Two ICs and some associated components can be used to form a voltage-controlled sawtooth generator that costs less than $3 and produces an auxiliary squarewave at the same frequency (see the figure).
The generator has a variety of applications. For instance, it can sweep a secondary frequency for frequencydomain analysis. The sawtooth waveform’s adjustable frequency lets you probe the frequency-domain behavior of a system at different bandwidth resolutions. Lowering the sawtooth amplitude sweeps the secondary frequency more slowly, increasing the measurement’s frequency resolution. Conversely, if the swept frequency is high enough, you can set the sawtooth frequency very high. This action requires that the sawtooth generator have good linearity over a wide dynamic range.
IC1 with Q1 and R1 form a voltagecontrolled current source. Current IO discharges C1 until the C1 voltage is less than 1.66 V, which trips the IC2A comparator and swings its output to 5 V. Current through the diode-connected transistor (Q2) charges C1 until its voltage reaches 3.33 V, causing the IC2A output to swing back to ground. This repeating cycle determines the output frequency:
fOUT = (3*(5 V + VC)/5 V)*(1/R1C1)
The maximum fOUT occurs for VC = 1.66 V. However, you can set fOUT as high as desired by adjusting the values of R1 and C1, subject to the limitation imposed by a finite rise time (tr) at the output of IC2A. With a 3300-pF load, tr is about 150 ns. Lower C1 values yield shorter rise times, which allow for higher levels of fOUT. When fOUT approaches its maximum, the finite tr also degrades the VCO linearity somewhat. By carefully selecting R1 and C1, you can minimize this effect and achieve linearities of 1% or less.
If VC is constrained to be greater than the negative supply voltage, then IC1’s input-referred offset voltage (0.5 mV max) determines the minimum possible frequency (fMIN).
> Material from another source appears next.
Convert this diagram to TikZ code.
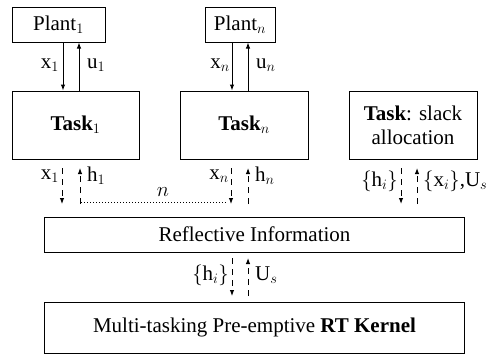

This fMIN value determines the VCO dynamic range, given by:
fMAX/fMIN (in dB) = 20log((5 V + 1.66 V)/0.5 mV) = 82.5 dB
If VC can be more negative than the negative supply, the lower limit of fOUT is determined by the leakage currents of IC2, Q1, and Q2. These leakage currents should be very small, on the order of 1 nA. By properly choosing C1, you can achieve a dynamic range of 100 dB or greater. If the sawtooth waveform output must drive a heavy load, you should isolate it with a high-input-impedance buffer to minimized leakage currents at the timing node.